**WHAT THE EXERCISE ASKS**
Pull out every line below containing the word "matplotlib".

**INFORMATION SUPPLIED**
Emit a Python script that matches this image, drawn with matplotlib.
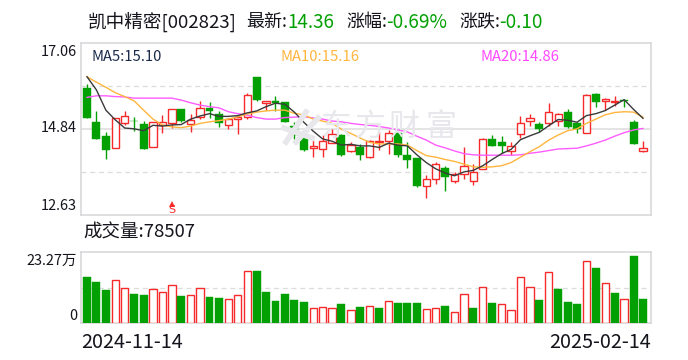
import matplotlib
matplotlib.use("Agg")
import matplotlib.pyplot as plt
from matplotlib.lines import Line2D

plt.rcParams['font.family'] = ['Noto Sans CJK SC', 'DejaVu Sans']

opens = [15.90,15.03,14.66,14.35,14.99,15.06,14.97,14.37,14.95,14.99,
         15.35,14.97,15.15,15.39,15.23,14.95,15.09,15.15,16.18,15.52,
         15.56,15.54,14.92,14.61,14.35,14.32,14.48,14.69,14.29,14.39,
         14.13,14.51,14.54,14.75,14.18,14.10,13.38,13.57,13.84,13.51,
         13.68,13.50,13.81,14.58,14.51,14.29,14.72,15.04,14.97,15.01,
         15.04,15.28,15.00,14.75,15.75,15.57,15.54,15.59,15.03,14.29]
closes = [15.14,14.60,14.31,15.13,15.17,15.04,14.34,15.02,15.02,15.35,
          15.06,15.07,15.38,15.32,15.01,15.09,15.16,15.71,15.59,15.56,
          15.51,15.03,14.70,14.30,14.40,14.54,14.71,14.18,14.43,14.18,
          14.54,14.54,14.73,14.18,14.05,13.38,13.55,13.94,13.62,13.69,
          13.88,13.75,14.58,14.42,14.42,14.42,14.99,15.12,14.85,15.27,
          15.22,14.90,14.84,15.71,15.54,15.62,15.57,15.57,14.47,14.36]
highs = [16.00,15.31,14.77,15.13,15.31,15.15,15.06,15.02,15.21,15.35,
         15.35,15.23,15.57,15.55,15.30,15.13,15.20,15.76,16.18,15.56,
         15.70,15.54,15.03,14.74,14.56,14.69,14.84,14.72,14.52,14.46,
         14.57,14.77,14.82,14.80,14.50,14.10,13.66,14.00,13.89,13.73,
         14.38,13.94,14.61,14.69,14.66,14.51,15.18,15.23,15.03,15.51,
         15.26,15.36,15.03,15.74,15.77,15.64,15.70,15.59,15.08,14.54]
lows = [15.13,14.59,14.07,14.35,14.95,14.79,14.34,14.37,14.73,14.87,
        15.03,14.76,15.09,15.12,14.90,14.85,14.72,15.09,15.56,15.33,
        15.32,15.03,14.59,14.29,14.13,14.13,14.48,14.16,14.24,14.05,
        14.11,14.30,14.20,14.13,13.85,13.34,13.07,13.43,13.26,13.46,
        13.56,13.41,13.81,14.41,14.22,14.17,14.62,14.92,14.77,14.92,
        14.93,14.87,14.75,14.75,15.41,15.33,15.44,15.41,14.47,14.25]
ma5 = [16.19,15.85,15.33,15.08,14.87,14.85,14.80,14.94,14.92,14.95,
       14.96,15.10,15.18,15.24,15.17,15.17,15.19,15.26,15.31,15.42,
       15.51,15.48,15.28,15.02,14.79,14.59,14.53,14.43,14.45,14.41,
       14.41,14.37,14.48,14.43,14.41,14.18,13.98,13.82,13.71,13.64,
       13.74,13.78,13.90,14.06,14.21,14.32,14.57,14.67,14.76,14.93,
       15.09,15.07,15.02,15.19,15.24,15.32,15.46,15.60,15.35,15.12]
ma10 = [16.19,16.05,15.92,15.78,15.68,15.57,15.33,15.10,14.95,14.90,
        14.88,14.92,14.99,15.03,15.06,15.10,15.16,15.23,15.28,15.31,
        15.33,15.33,15.25,15.21,15.10,15.05,14.99,14.84,14.73,14.61,
        14.50,14.46,14.46,14.46,14.43,14.29,14.16,14.12,14.06,14.01,
        13.94,13.87,13.86,13.87,13.90,13.98,14.12,14.26,14.39,14.56,
        14.69,14.80,14.85,14.99,15.10,15.21,15.27,15.29,15.28,15.15]
ma20 = [15.66,15.70,15.70,15.68,15.67,15.64,15.64,15.64,15.64,15.64,
        15.59,15.52,15.46,15.42,15.39,15.29,15.24,15.20,15.14,15.10,
        15.10,15.14,15.15,15.16,15.13,15.10,15.05,15.03,14.99,14.96,
        14.94,14.91,14.87,14.82,14.77,14.66,14.56,14.43,14.36,14.28,
        14.21,14.18,14.17,14.17,14.17,14.17,14.18,14.22,14.25,14.29,
        14.33,14.34,14.35,14.41,14.48,14.56,14.66,14.75,14.82,14.86]
volumes = [15.08,13.44,10.82,13.98,11.36,9.50,9.18,11.03,10.05,12.35,
           8.85,9.07,11.36,8.52,8.19,7.76,9.07,16.93,17.04,10.16,
           7.21,9.50,7.54,6.88,4.81,5.13,4.81,6.23,4.15,5.24,
           5.46,4.92,7.10,6.56,6.56,6.56,4.48,4.81,5.57,3.50,
           9.40,4.92,11.69,6.56,6.12,4.15,14.97,11.69,7.54,16.61,
           11.14,6.88,6.23,20.21,18.03,13.00,9.83,7.76,21.96,7.85]
vol_rising = [0,0,0,1,1,0,0,1,1,1,0,1,1,0,0,1,1,1,0,0,
              0,0,0,0,1,1,1,0,1,0,1,0,1,0,0,0,1,1,0,1,
              1,0,1,0,1,1,1,1,0,1,0,0,0,1,0,1,0,1,0,0]

price_ticks = [17.06, 14.84, 12.63]
vol_top = 23.27
vol_grid = 11.635
price_grid = [15.95, 14.845, 13.74]
signal_index = 9
start_label = "2024-11-14"
end_label = "2025-02-14"

RED = '#f62a2a'
GREEN = '#03a003'
BORDER = '#d6d6da'
GRID = '#dcdcdc'
INK = '#14141c'
MARK = '#e7e7ec'
W, H = 688, 360

fig = plt.figure(figsize=(W / 100, H / 100), dpi=100, facecolor='white')


def box(left, top, right, bottom):
    return [left / W, 1 - bottom / H, (right - left) / W, (bottom - top) / H]


def ptext(x, y, s, size, color=INK, ha='left', **kw):
    return fig.text(x / W, 1 - y / H, s, fontsize=size * 0.72, color=color,
                    ha=ha, va='center', **kw)


ax = fig.add_axes(box(81, 43, 651, 215))
vax = fig.add_axes(box(81, 252, 651, 323))
xlim = (-0.64, 59.85)
for a in (ax, vax):
    a.set_xlim(*xlim)
    a.set_xticks([])
    a.set_yticks([])
    for s in a.spines.values():
        s.set_color(BORDER)
        s.set_linewidth(1.1)
    a.set_axisbelow(True)
    a.patch.set_alpha(0)
ax.set_ylim(price_ticks[-1], price_ticks[0])
vax.set_ylim(0, vol_top)

# grid
ax.axhline(price_grid[0], color=GRID, lw=0.9, ls=(0, (4, 3)), zorder=1)
ax.axhline(price_grid[1], color=GRID, lw=1.1, zorder=1)
ax.axhline(price_grid[2], color=GRID, lw=0.9, ls=(0, (4, 3)), zorder=1)
vax.axhline(vol_grid, color=GRID, lw=0.9, ls=(0, (4, 3)), zorder=1)

# watermark
for cx, ch in zip((336, 370, 404, 441), "东方财富"):
    ptext(cx, 127, ch, 31, color=MARK, ha='center', weight='medium', zorder=0.6)
for seg in (((286, 142), (306, 112)), ((296, 142), (318, 118)), ((284, 128), (312, 138))):
    fig.add_artist(Line2D([seg[0][0] / W, seg[1][0] / W],
                          [1 - seg[0][1] / H, 1 - seg[1][1] / H],
                          color=MARK, lw=4, zorder=0.5))

# candles
body_w = 0.78
for i, (o, c, h, l) in enumerate(zip(opens, closes, highs, lows)):
    up = c >= o
    col = RED if up else GREEN
    ax.vlines(i, l, h, color=col, lw=1.0, zorder=2)
    lo, hi = min(o, c), max(o, c)
    if up:
        ax.bar(i, hi - lo, bottom=lo, width=body_w, facecolor='white',
               edgecolor=col, linewidth=1.0, zorder=3)
    else:
        ax.bar(i, hi - lo, bottom=lo, width=body_w + 0.06, facecolor=col,
               edgecolor=col, linewidth=0.3, zorder=3)

# moving averages
xs = list(range(len(closes)))
ax.plot(xs, ma20, color='#ff5cff', lw=1.0, zorder=4)
ax.plot(xs, ma10, color='#ffb53e', lw=1.0, zorder=4)
ax.plot(xs, ma5, color='#3a3a3a', lw=1.0, zorder=5)

# signal mark
ax.annotate('S', xy=(signal_index, 12.76), ha='center', va='center',
            fontsize=8, color=RED, family='DejaVu Sans', zorder=6)
ax.plot([signal_index], [12.92], marker='^', ms=4, color=RED, mew=0, zorder=6)

# volume
for i, (v, r) in enumerate(zip(volumes, vol_rising)):
    if r:
        vax.bar(i, v, width=body_w, facecolor='white', edgecolor=RED,
                linewidth=1.0, zorder=3)
    else:
        vax.bar(i, v, width=body_w + 0.06, facecolor=GREEN, edgecolor=GREEN,
                linewidth=0.3, zorder=3)

# header
ptext(88, 22, "凯中精密[002823]", 18.6)
ptext(246, 22, "最新:", 18)
ptext(287, 22, "14.36", 18.8, color=GREEN)
ptext(346, 22, "涨幅:", 18)
ptext(386, 22, "-0.69%", 19, color=GREEN)
ptext(459, 22, "涨跌:", 18)
ptext(499, 22, "-0.10", 19, color=GREEN)

# MA labels
ptext(91, 57, "MA5:15.10", 14.7, color='#1a2a4a')
ptext(280, 57, "MA10:15.16", 14.8, color='#ffb53e')
ptext(481, 57, "MA20:14.86", 14.8, color='#ff48ff')

# price axis labels
ptext(77, 52, f"{price_ticks[0]:.2f}", 14.5, ha='right')
ptext(77, 128, f"{price_ticks[1]:.2f}", 14.5, ha='right')
ptext(77, 206, f"{price_ticks[2]:.2f}", 14.5, ha='right')

# volume labels
ptext(83, 233, "成交量:78507", 18.5)
ptext(77, 261, "23.27万", 14.5, ha='right')
ptext(77, 316, "0", 14.5, ha='right')

# dates
ptext(81, 342, start_label, 19.8)
ptext(651, 342, end_label, 19.8, ha='right')

fig.savefig('out.png', dpi=100, facecolor='white')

**SOLUTION TO THIS TASK**
Emit a Python script that matches this image, drawn with matplotlib.
import matplotlib
matplotlib.use("Agg")
import matplotlib.pyplot as plt
from matplotlib.lines import Line2D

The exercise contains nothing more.